Material for the task:
□ □ □
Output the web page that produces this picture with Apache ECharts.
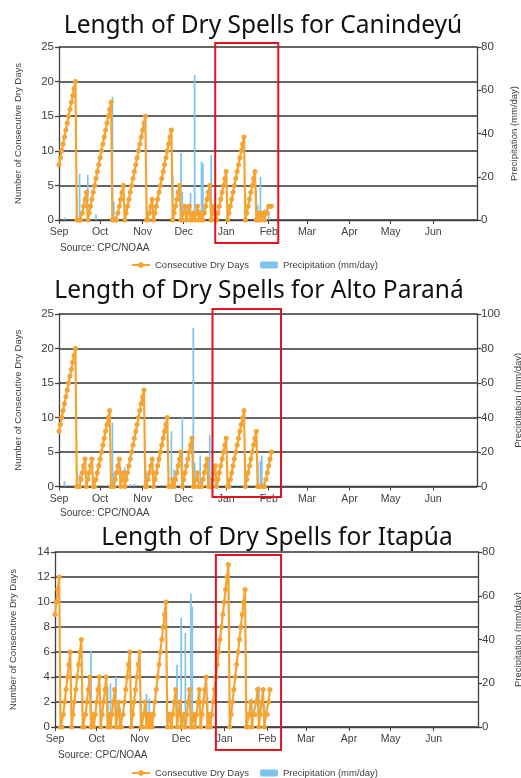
□ □ □
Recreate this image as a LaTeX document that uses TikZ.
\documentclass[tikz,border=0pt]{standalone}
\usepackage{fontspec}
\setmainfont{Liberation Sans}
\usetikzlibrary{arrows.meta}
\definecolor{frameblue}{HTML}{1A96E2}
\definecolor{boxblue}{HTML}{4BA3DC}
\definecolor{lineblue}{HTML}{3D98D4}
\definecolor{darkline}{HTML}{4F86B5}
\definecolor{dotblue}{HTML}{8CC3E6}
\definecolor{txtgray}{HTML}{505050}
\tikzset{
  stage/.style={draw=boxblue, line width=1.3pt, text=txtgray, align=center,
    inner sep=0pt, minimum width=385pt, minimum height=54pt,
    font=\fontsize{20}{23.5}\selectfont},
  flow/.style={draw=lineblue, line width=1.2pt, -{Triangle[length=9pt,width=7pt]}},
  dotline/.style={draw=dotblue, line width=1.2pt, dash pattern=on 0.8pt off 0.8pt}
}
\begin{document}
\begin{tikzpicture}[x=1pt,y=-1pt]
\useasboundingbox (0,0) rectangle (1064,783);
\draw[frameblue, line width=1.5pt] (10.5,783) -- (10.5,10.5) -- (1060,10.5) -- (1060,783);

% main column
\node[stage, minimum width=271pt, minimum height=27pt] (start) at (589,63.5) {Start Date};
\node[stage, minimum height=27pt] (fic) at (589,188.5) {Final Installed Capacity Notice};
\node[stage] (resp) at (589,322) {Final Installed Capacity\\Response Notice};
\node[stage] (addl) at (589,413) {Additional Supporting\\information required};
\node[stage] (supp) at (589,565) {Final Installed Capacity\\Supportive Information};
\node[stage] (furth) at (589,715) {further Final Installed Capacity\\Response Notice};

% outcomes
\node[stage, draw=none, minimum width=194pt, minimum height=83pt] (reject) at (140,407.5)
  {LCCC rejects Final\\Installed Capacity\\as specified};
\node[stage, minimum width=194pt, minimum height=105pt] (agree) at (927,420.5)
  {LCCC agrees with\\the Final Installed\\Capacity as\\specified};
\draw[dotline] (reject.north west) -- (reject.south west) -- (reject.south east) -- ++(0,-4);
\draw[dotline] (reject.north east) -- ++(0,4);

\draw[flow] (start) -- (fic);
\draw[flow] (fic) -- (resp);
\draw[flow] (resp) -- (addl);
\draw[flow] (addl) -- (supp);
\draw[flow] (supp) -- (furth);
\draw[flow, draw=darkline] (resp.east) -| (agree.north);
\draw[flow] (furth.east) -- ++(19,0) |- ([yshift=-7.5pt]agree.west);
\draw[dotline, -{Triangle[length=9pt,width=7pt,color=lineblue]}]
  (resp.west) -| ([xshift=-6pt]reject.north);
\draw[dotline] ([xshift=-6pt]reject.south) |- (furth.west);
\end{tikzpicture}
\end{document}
□ □ □
Problem: Copy out exactly the lines from the one containing "Recreate this image" to the one containing "(furth) at (589,715)", both ends inclusive.

Problem solution:
Recreate this image as a LaTeX document that uses TikZ.
\documentclass[tikz,border=0pt]{standalone}
\usepackage{fontspec}
\setmainfont{Liberation Sans}
\usetikzlibrary{arrows.meta}
\definecolor{frameblue}{HTML}{1A96E2}
\definecolor{boxblue}{HTML}{4BA3DC}
\definecolor{lineblue}{HTML}{3D98D4}
\definecolor{darkline}{HTML}{4F86B5}
\definecolor{dotblue}{HTML}{8CC3E6}
\definecolor{txtgray}{HTML}{505050}
\tikzset{
  stage/.style={draw=boxblue, line width=1.3pt, text=txtgray, align=center,
    inner sep=0pt, minimum width=385pt, minimum height=54pt,
    font=\fontsize{20}{23.5}\selectfont},
  flow/.style={draw=lineblue, line width=1.2pt, -{Triangle[length=9pt,width=7pt]}},
  dotline/.style={draw=dotblue, line width=1.2pt, dash pattern=on 0.8pt off 0.8pt}
}
\begin{document}
\begin{tikzpicture}[x=1pt,y=-1pt]
\useasboundingbox (0,0) rectangle (1064,783);
\draw[frameblue, line width=1.5pt] (10.5,783) -- (10.5,10.5) -- (1060,10.5) -- (1060,783);

% main column
\node[stage, minimum width=271pt, minimum height=27pt] (start) at (589,63.5) {Start Date};
\node[stage, minimum height=27pt] (fic) at (589,188.5) {Final Installed Capacity Notice};
\node[stage] (resp) at (589,322) {Final Installed Capacity\\Response Notice};
\node[stage] (addl) at (589,413) {Additional Supporting\\information required};
\node[stage] (supp) at (589,565) {Final Installed Capacity\\Supportive Information};
\node[stage] (furth) at (589,715) {further Final Installed Capacity\\Response Notice};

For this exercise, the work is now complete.